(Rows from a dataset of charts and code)
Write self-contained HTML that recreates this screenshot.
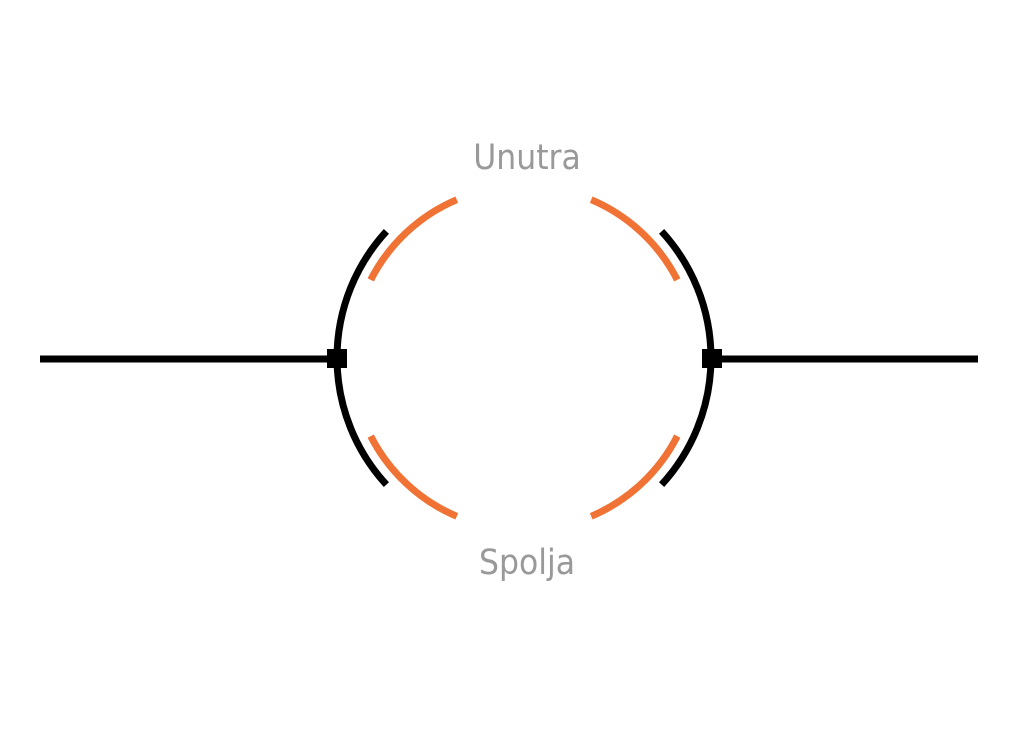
<!DOCTYPE html>
<html><head><meta charset="utf-8"><style>html,body{margin:0;padding:0;background:#fff}svg{display:block}</style></head>
<body>
<svg width="1024" height="738" viewBox="0 0 1024 738" xmlns="http://www.w3.org/2000/svg">
<rect width="1024" height="738" fill="#fff"/>
<g fill="none" stroke="#000" stroke-width="7">
<line x1="40" y1="359" x2="337" y2="359"/>
<line x1="711" y1="359" x2="978" y2="359"/>
<path d="M386.4 231.4 A187 187 0 0 0 386.4 484.6"/>
<path d="M661.6 231.4 A187 187 0 0 1 661.6 484.6"/>
</g>
<rect x="327" y="349" width="20" height="19" fill="#000"/>
<rect x="702" y="349" width="20" height="19" fill="#000"/>
<g fill="none" stroke="#f07335" stroke-width="7">
<path d="M456.8 199.7 A172 172 0 0 0 370.7 279.9"/>
<path d="M591.2 199.7 A172 172 0 0 1 677.3 279.9"/>
<path d="M370.7 436.1 A172 172 0 0 0 456.8 516.3"/>
<path d="M677.3 436.1 A172 172 0 0 1 591.2 516.3"/>
</g>
<g font-family="DejaVu Sans Condensed, Liberation Sans, sans-serif" font-size="35" fill="#999" text-anchor="middle">
<text x="527" y="169">Unutra</text>
<text x="527" y="574">Spolja</text>
</g>
</svg>
</body></html>
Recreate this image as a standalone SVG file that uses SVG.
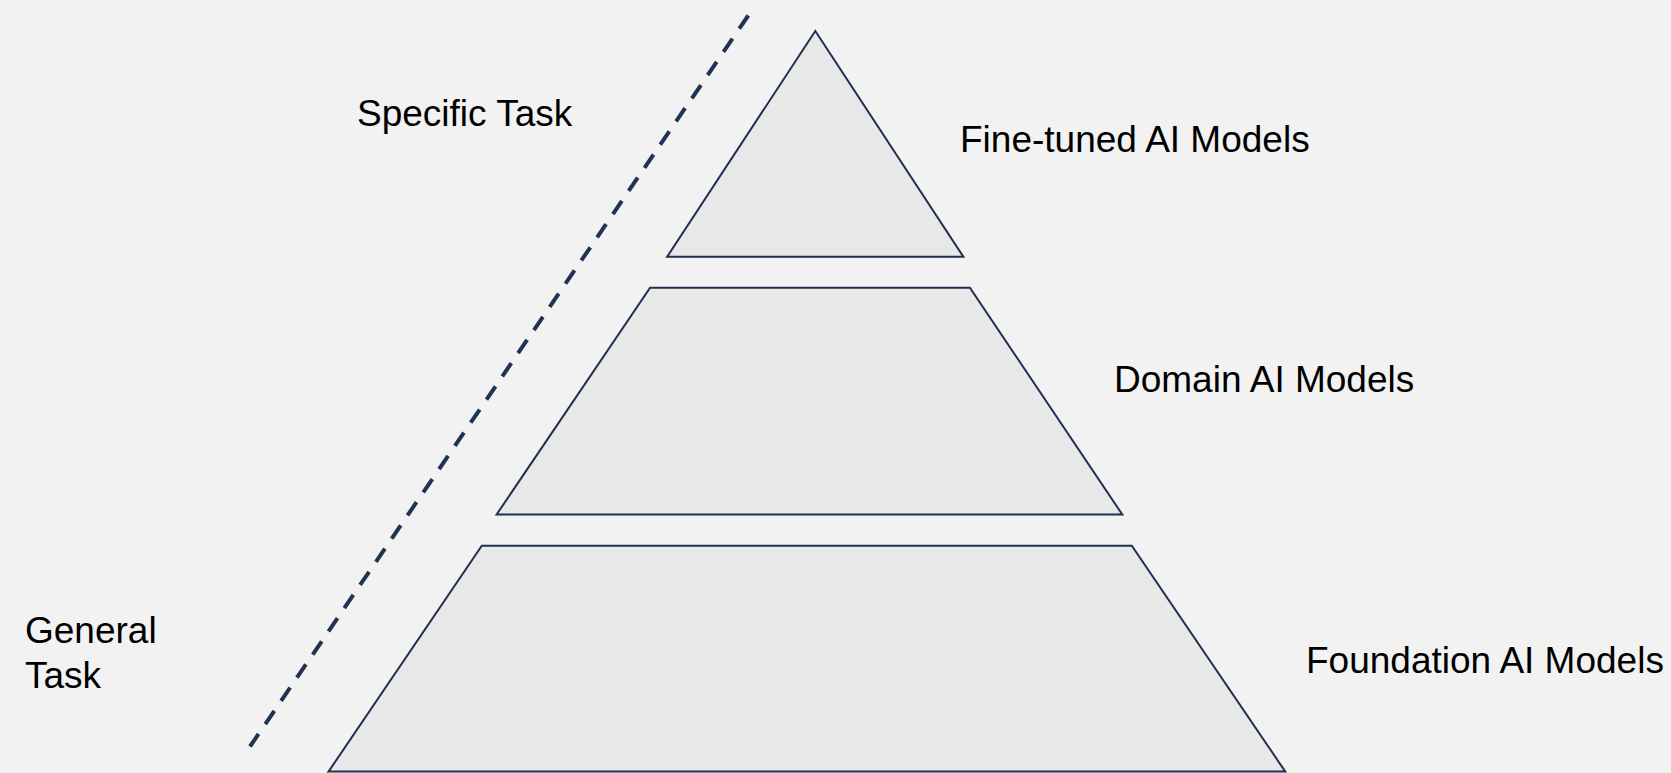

> [Given task]:
Drop the images and quote the entries word for word.

> [Expected answer]:
Write self-contained HTML that recreates this screenshot.
<!DOCTYPE html>
<html><head><meta charset="utf-8"><style>html,body{margin:0;padding:0;background:#fff}svg{display:block}</style></head>
<body>
<svg width="1024" height="738" viewBox="0 0 1024 738" xmlns="http://www.w3.org/2000/svg">
<rect width="1024" height="738" fill="#fff"/>
<g fill="none" stroke="#000" stroke-width="7">
<line x1="40" y1="359" x2="337" y2="359"/>
<line x1="711" y1="359" x2="978" y2="359"/>
<path d="M386.4 231.4 A187 187 0 0 0 386.4 484.6"/>
<path d="M661.6 231.4 A187 187 0 0 1 661.6 484.6"/>
</g>
<rect x="327" y="349" width="20" height="19" fill="#000"/>
<rect x="702" y="349" width="20" height="19" fill="#000"/>
<g fill="none" stroke="#f07335" stroke-width="7">
<path d="M456.8 199.7 A172 172 0 0 0 370.7 279.9"/>
<path d="M591.2 199.7 A172 172 0 0 1 677.3 279.9"/>
<path d="M370.7 436.1 A172 172 0 0 0 456.8 516.3"/>
<path d="M677.3 436.1 A172 172 0 0 1 591.2 516.3"/>
</g>
<g font-family="DejaVu Sans Condensed, Liberation Sans, sans-serif" font-size="35" fill="#999" text-anchor="middle">
<text x="527" y="169">Unutra</text>
<text x="527" y="574">Spolja</text>
</g>
</svg>
</body></html>
Recreate this image as a standalone SVG file that uses SVG.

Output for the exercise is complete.